Customers in the UK will soon find out. Recent reports suggest that
three of the country’s largest supermarket chains are rolling out surge
pricing in select stores. This means that prices will rise and fall over
the course of the day in response to demand. Buying lunch at lunchtime
will be like ordering an Uber at rush hour.
This may sound pretty drastic, but far more radical changes are on the
horizon. About a week before that report, Amazon announced its $13.7bn
purchase of Whole Foods. A company that has spent its whole life killing
physical retailers now owns more than 460 stores in three countries."
It goes on further,.."Amazon isn’t abandoning online retail for
brick-and-mortar. Rather, it’s planning to fuse the two. It’s going to
digitize our daily lives in ways that make surge-pricing your groceries
look primitive by comparison. It’s going to expand Silicon Valley’s
surveillance-based business model into physical space, and make money
from monitoring everything we do.
Silicon Valley is an extractive industry. Its resource isn’t oil or
copper, but data. Companies harvest this data by observing as much of
our online activity as they can. This activity might take the form of a
Facebook like, a Google search, or even how long your mouse hovers in a
particular part of your screen. Alone, these traces may not be
particularly meaningful. By pairing them with those of millions of
others, however, companies can discover patterns that help determine
what kind of person you are – and what kind of things you might buy.

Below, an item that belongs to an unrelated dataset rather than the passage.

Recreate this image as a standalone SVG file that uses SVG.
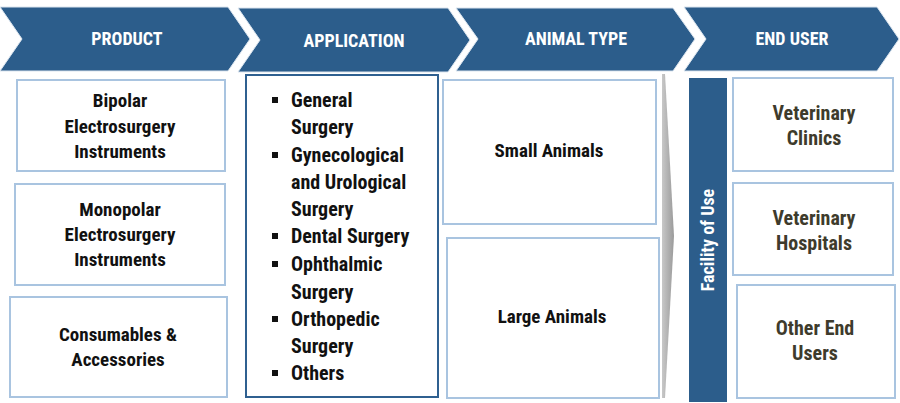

These patterns are highly profitable. Silicon Valley uses them to sell
you products or to sell you to advertisers. But feeding the algorithms
that produce these patterns requires a steady stream of data. And while
that data is certainly abundant, it’s not infinite.
That’s why Amazon has aggressively promoted the Echo, a small speaker
that offers a Siri-like voice-activated assistant called Alexa. Alexa
can tell you the weather, read you the news, make you a to-do list, and
perform any number of other tasks. It is a very good listener. It
faithfully records your interactions and transmits them back to Amazon
for analysis. In fact, it may be recording not only your interactions,
but absolutely everything.
Putting a listening device in your living room is an excellent way for
Amazon to learn more about you. Another is conducting aerial
surveillance of your house. In late July, Amazon obtained a patent for
drones that spy on people’s homes as they make deliveries. An example
included in Amazon’s patent filing is roof repair: the drone that drops a
package on your doorstep might notice your roof is falling apart, and
that observation could result in a recommendation for a repair service.

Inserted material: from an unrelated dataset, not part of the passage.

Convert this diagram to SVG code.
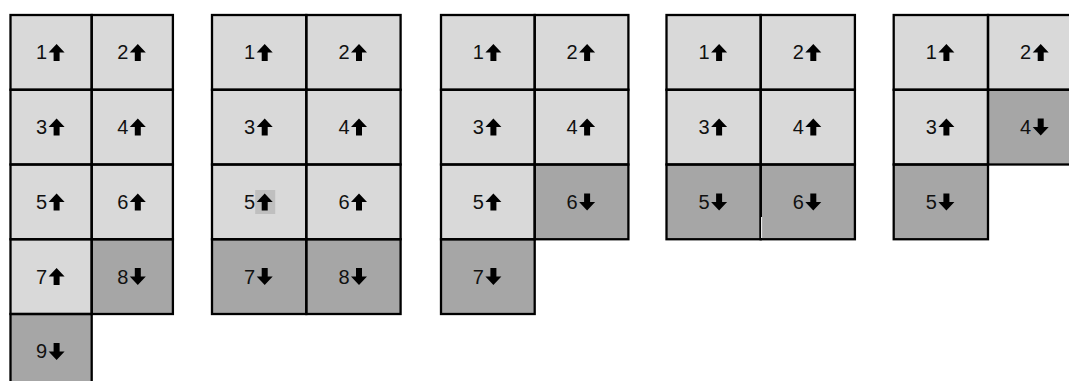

Amazon is still testing its delivery drones. But if and when they start
flying, it’s safe to assume they’ll be scraping data from the outside of
our homes as diligently as the Echo does from the inside."
It would all be eliminated in a commonly owned, democratic,
production for use of utilities, free access society, run by us all.
Value would be a priceless 'use value', with the satisfaction of human
needs the priority, rather than as presently, a market priced commodity
value, with the priority the satisfaction of profits for the parasitic
owning class while human needs go unmet.